We have to do things differently than the large bread manufacturers. If they’re doing high volumes of bread with big production lines, their costs are going to be lower than ours, so we have to do things better. What we do better is quality of product and quality of service. They count equally to our customers. We don’t use preservatives, we use high quality ingredients, and we know that’s the only way we can win against the big manufacturers. On the service side of it, if you’re a restaurant, and you open at 8 am, you need your bread there by 7:30, period. That can be a challenge on a rainy day when your truck routes are all messed up, so we work hard at service. It’s the classic small business niche thing. When we screw up, we admit it. If somebody asks for credit back, we give it to them without questioning it, and over time we develop relationships with customers who learn we can be trusted. If we say we’re late because it’s rainy and we’re sorry, they know that we aren’t making up some story.
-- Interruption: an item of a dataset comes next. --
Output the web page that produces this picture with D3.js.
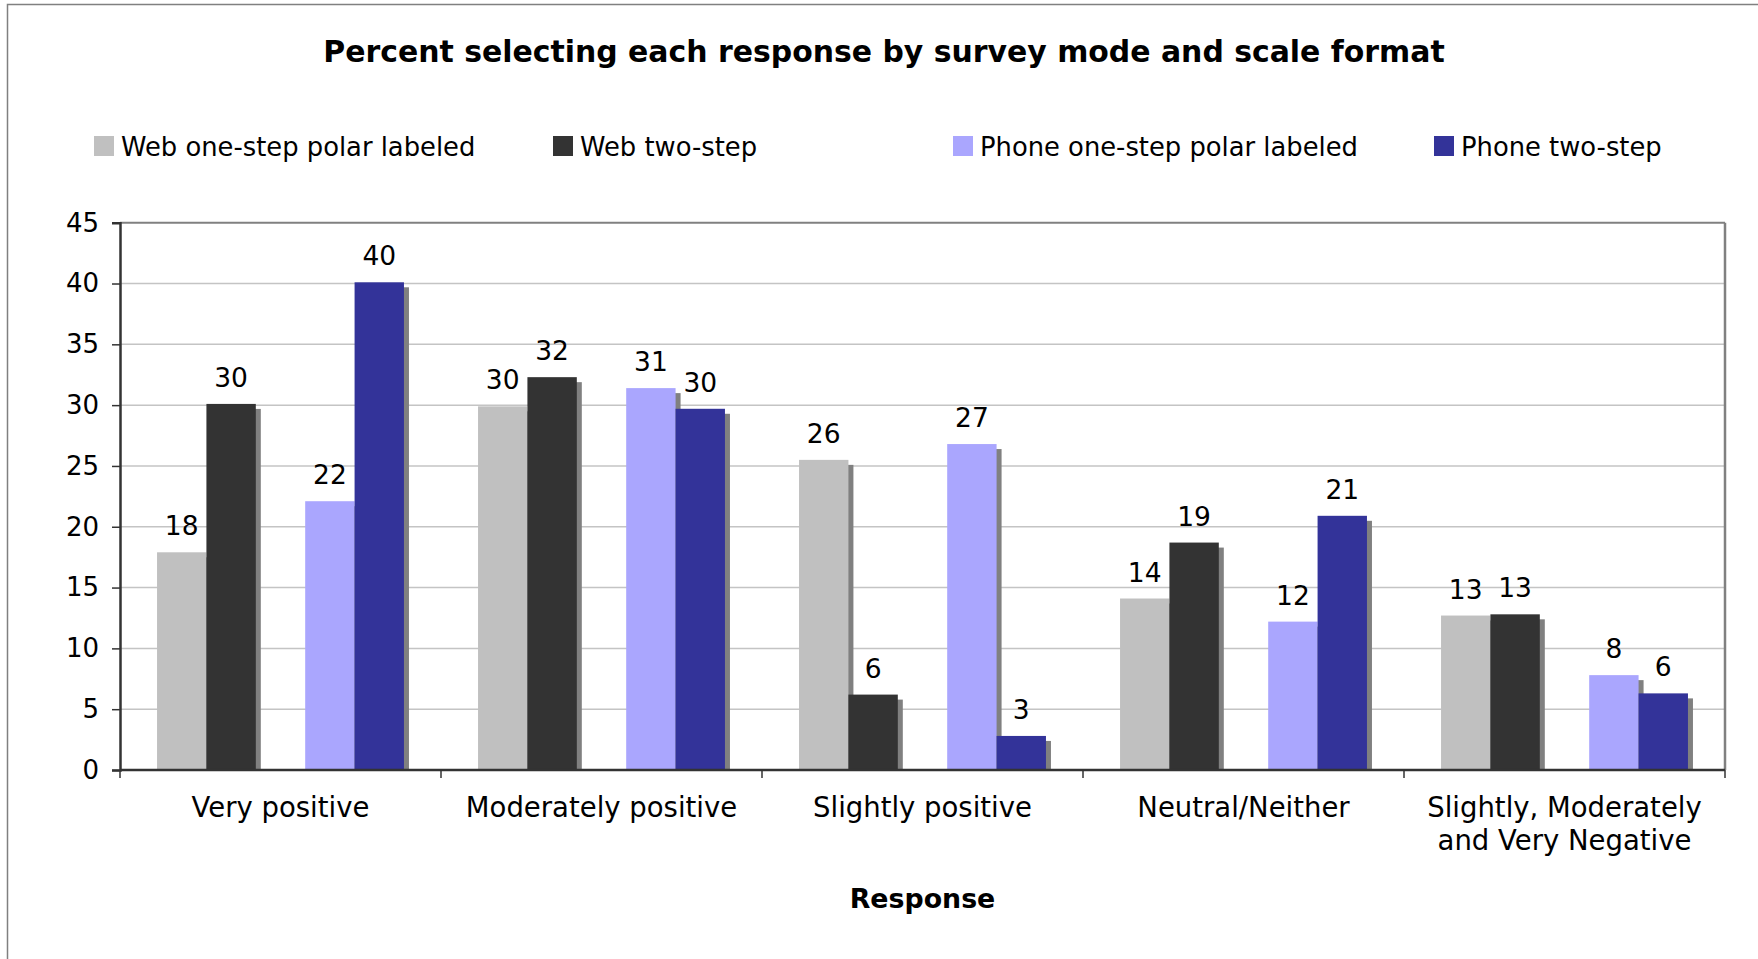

Of course, there have been disasters. We had a product for a customer which we call “the product from hell.” We had developed a product with them, a pretzel sandwich roll. A pretzel is not just a shape, it’s a flavor. There is a reason why you don’t see a lot of pretzel breads because it is truly difficult to control and often it all goes haywire. So we had a customer who we were happy to sell them a pretzel roll, but we hadn’t really talked about the size specification, the functionality of it… it had to be five point seven inches long, plus or minus three quarters of an inch, same narrow parameters on the height and on the width. We couldn’t do it within those narrow parameters with the consistency they needed. We were throwing out sixty percent of the pretzels we baked … it went on for three months, our era of pretzel hell. Horrible! I finally had to call them and give them two months notice and said we just can’t do this. They said “well, why not, we love the pretzels?” and I said because we throw away more than we send and we’re losing money -. This was early in my business ownership and I hadn’t learned that you can’t promise product consistency with a pretzel… just too hard to do. They continue as one of our largest customers and have a great relationship, but that was a difficult learning experience for us.

Everybody seems to have a bread story, a bread memory. Flour, water, salt… that’s what makes bread. Other than flavors for particular breads, that’s it. Sounds simple. Historians say that bread baking is the second oldest profession, and I believe it. Every culture has bread, and it has so many religious, spiritual connotations… “man does not live on bread alone,” it’s the “staff of life,” it’s the “symbol of Christ” – it’s really a product with a lot of emotional and spiritual ties for people, and that’s kind of neat. Smell memories are stronger than touch memories or visual memories, and people will tell me they can remember the smell from the little bread bakery three blocks away when they were six years old.

To combine business with the art of baking, to apply what I learned in corporate culture into a product that I’m proud of and have it work is deeply rewarding.